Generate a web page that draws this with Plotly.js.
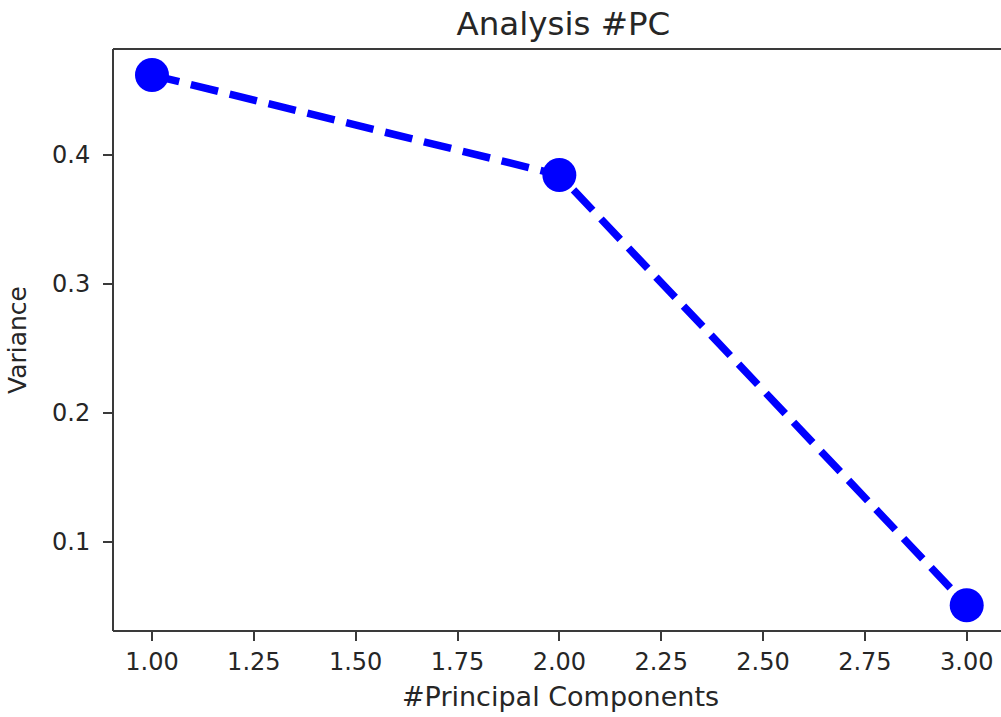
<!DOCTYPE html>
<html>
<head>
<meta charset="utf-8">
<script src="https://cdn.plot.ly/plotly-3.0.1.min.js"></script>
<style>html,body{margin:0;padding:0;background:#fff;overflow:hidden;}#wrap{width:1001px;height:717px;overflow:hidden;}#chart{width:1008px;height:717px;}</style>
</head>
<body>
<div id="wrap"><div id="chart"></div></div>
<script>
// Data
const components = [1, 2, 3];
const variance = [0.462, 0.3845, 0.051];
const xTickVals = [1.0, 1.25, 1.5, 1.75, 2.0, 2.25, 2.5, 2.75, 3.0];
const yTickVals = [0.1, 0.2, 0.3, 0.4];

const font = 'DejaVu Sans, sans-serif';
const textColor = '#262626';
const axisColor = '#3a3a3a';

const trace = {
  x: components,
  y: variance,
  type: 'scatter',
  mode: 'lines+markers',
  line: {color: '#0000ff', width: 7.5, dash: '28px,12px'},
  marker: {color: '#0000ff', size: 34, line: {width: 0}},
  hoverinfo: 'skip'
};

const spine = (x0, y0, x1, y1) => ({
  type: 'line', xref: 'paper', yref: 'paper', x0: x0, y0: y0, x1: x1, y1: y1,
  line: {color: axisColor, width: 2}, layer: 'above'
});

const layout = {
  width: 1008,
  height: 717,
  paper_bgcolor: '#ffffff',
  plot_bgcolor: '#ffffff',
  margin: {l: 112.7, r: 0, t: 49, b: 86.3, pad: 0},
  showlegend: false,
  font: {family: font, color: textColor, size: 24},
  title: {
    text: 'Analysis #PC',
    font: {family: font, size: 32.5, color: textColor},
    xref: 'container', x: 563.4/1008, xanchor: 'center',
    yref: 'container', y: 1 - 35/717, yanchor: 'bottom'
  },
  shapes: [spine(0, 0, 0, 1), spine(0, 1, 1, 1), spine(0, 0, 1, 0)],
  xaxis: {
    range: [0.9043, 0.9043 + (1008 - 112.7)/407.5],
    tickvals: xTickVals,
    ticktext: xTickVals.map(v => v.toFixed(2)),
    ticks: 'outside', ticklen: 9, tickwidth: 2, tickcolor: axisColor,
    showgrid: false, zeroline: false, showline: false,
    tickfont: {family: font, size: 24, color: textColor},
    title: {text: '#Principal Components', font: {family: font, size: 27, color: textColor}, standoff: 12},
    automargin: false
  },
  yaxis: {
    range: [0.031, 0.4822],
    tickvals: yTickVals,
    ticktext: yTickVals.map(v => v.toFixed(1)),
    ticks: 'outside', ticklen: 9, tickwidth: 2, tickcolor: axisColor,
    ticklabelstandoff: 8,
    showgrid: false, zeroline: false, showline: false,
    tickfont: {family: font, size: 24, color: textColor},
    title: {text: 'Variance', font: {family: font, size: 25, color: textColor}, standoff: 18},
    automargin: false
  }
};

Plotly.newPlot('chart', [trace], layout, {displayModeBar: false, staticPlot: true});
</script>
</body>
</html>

--

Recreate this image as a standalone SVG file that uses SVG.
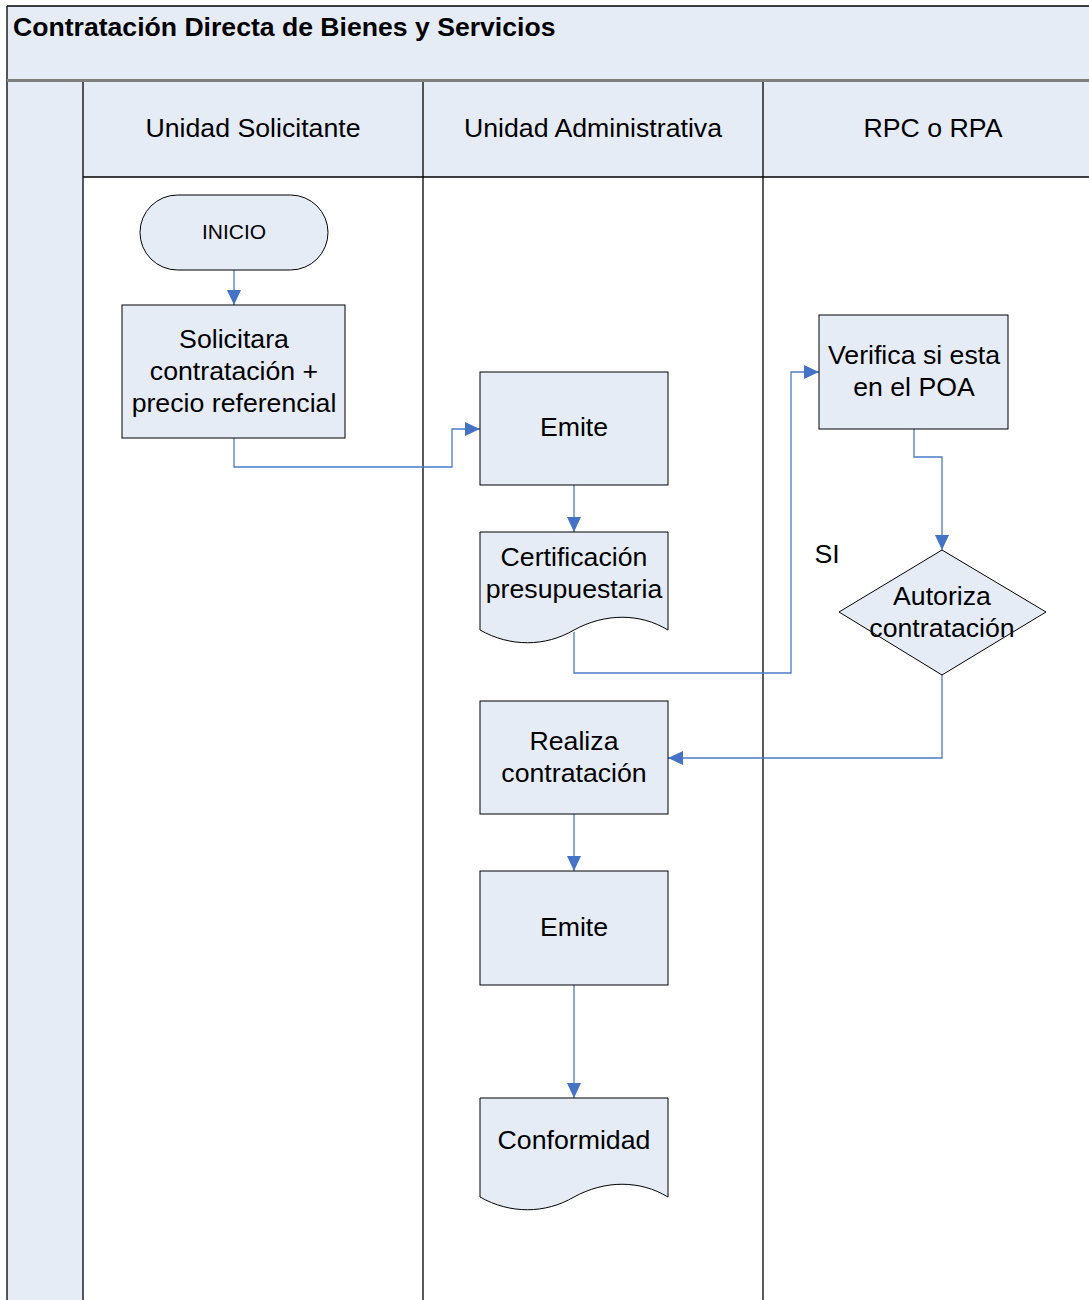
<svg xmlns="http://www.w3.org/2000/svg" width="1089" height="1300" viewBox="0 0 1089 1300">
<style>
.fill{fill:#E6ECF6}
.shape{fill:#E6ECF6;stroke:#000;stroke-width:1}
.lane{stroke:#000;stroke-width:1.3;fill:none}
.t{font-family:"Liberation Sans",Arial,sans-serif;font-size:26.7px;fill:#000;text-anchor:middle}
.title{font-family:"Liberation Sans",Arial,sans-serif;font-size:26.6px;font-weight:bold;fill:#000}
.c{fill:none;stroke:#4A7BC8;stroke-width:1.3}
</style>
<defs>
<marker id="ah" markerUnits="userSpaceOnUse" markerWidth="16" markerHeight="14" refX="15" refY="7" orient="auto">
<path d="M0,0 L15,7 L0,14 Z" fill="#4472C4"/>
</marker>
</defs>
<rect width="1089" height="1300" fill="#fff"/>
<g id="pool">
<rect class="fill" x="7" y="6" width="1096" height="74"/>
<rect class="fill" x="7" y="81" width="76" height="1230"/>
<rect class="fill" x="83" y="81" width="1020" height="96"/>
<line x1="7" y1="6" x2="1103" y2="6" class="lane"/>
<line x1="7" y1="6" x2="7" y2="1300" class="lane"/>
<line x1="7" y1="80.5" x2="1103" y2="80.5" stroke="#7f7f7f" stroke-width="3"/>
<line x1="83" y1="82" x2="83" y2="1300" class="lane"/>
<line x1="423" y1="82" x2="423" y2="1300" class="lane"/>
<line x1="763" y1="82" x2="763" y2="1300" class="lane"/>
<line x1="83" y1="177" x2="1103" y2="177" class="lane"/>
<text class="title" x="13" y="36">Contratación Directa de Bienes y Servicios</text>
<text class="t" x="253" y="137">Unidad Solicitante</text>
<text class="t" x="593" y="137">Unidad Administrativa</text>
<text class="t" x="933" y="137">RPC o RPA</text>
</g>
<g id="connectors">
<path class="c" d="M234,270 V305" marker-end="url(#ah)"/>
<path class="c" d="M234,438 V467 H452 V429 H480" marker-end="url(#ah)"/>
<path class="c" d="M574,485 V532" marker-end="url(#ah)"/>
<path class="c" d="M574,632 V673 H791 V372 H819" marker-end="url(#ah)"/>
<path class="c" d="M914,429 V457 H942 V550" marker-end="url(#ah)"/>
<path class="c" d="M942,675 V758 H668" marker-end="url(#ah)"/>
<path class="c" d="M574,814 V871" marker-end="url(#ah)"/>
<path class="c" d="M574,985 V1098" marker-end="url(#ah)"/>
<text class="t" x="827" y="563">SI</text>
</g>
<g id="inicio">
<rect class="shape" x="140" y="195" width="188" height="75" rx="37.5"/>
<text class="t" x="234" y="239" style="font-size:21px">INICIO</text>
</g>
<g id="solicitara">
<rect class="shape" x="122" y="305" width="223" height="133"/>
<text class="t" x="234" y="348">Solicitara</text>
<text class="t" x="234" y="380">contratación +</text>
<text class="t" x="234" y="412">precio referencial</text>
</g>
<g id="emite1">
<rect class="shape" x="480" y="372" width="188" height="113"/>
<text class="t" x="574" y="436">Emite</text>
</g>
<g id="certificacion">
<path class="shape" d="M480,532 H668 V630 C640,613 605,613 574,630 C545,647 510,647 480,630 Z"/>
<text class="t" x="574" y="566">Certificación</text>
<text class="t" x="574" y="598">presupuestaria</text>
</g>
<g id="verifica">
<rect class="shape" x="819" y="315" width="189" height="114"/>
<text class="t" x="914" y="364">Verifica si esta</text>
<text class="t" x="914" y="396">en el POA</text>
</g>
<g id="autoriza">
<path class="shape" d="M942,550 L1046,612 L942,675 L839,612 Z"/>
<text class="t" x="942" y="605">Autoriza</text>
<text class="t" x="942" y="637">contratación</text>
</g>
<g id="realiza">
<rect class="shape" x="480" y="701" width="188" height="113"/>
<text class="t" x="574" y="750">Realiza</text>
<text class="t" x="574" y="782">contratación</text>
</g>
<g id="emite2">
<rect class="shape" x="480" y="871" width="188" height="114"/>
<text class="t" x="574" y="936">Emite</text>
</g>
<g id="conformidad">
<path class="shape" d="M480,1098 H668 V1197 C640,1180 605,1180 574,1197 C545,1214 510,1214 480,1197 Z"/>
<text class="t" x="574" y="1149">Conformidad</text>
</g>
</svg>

### Directive
Each line that has the word "this" should be copied.

### Result
Generate a web page that draws this with Plotly.js.
Recreate this image as a standalone SVG file that uses SVG.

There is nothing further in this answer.